In the spring, Johnson and CTU members jointly traveled to Springfield on a failed mission to pitch legislators on giving CPS the full $1.1 billion it would take for the district to reach the adequacy target.
CTU leadership on Sunday unanimously approved a vote of no confidence in Martinez, with CTU President Stacy Davis appearing on “Chicago Tonight” Monday and calling him a “sore thumb.”
CPS, the mayor’s office and CTU have never before been in more alignment, she said, with the just-approved CPS five-year vision mirroring the union’s proposed contract terms and Johnson’s priorities.
Davis Gates said Martinez publicly claims to also be in alignment, but “there is a PR Pedro and then there is another Pedro,” Davis Gates said.
“On the other end of this, he is saying that all of our alignment is impossible to bring to fruition because we don’t have the budget,” she said. “And then he doubles down and says ‘and I don’t have a plan to win the budget either.’”
She called on Martinez to “get in line” with the shared vision, and “he needs to create a vision and a plan for how we win the revenue and the funding to offer students what they deserve.
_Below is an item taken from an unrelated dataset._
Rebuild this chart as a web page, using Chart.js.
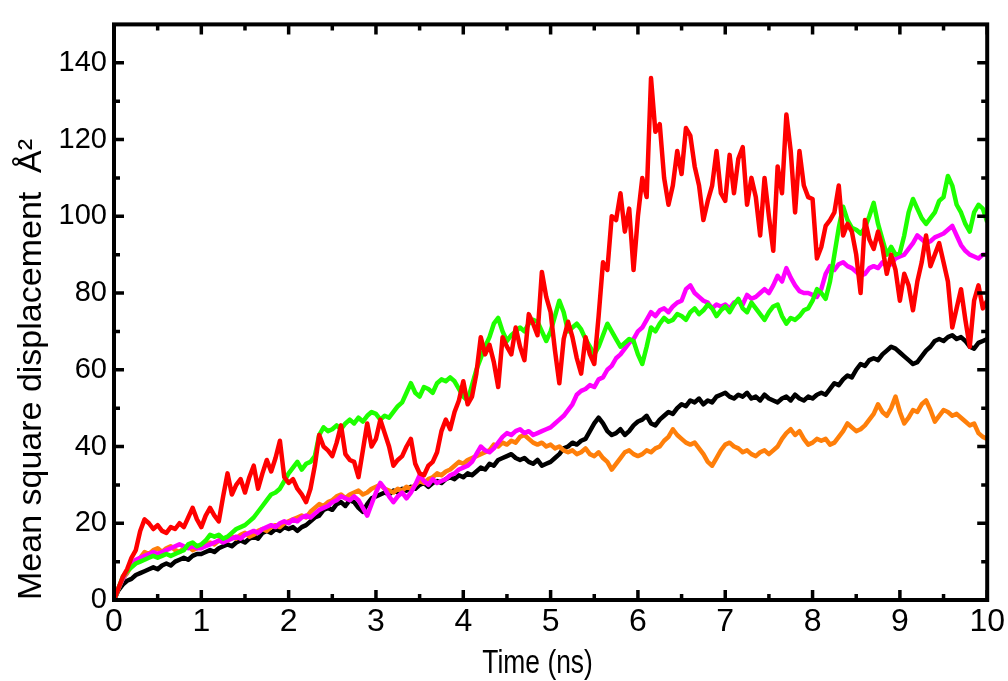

Offering them cuts only is not the vision we have for this district.”
Pritzker, who lives in Chicago, said that the city, as well as the rest of the state, “needs an excellent education system to provide for your young people.”
CTU also said Martinez wants to close the district’s budget gap by closing schools, and points to a confidential document obtained by the union that analyzes CPS facilities.
Martinez has been emphatic that he doesn’t back school closures, saying that the notion he’s trying to is part of a “misinformation campaign.”
“So let me be 100% clear — there are absolutely no plans to close, consolidate or phase out any District-managed schools. This simply is not a direction that CPS is considering as we plan for the future of our District,” he wrote in a public letter on Thursday.
As if to prove that, the CPS board added a resolution to its Thursday agenda that “adopts the CEO’s recommendation to place a moratorium on closures, consolidations, and phase-outs for district-managed schools through school year 2026-2027.”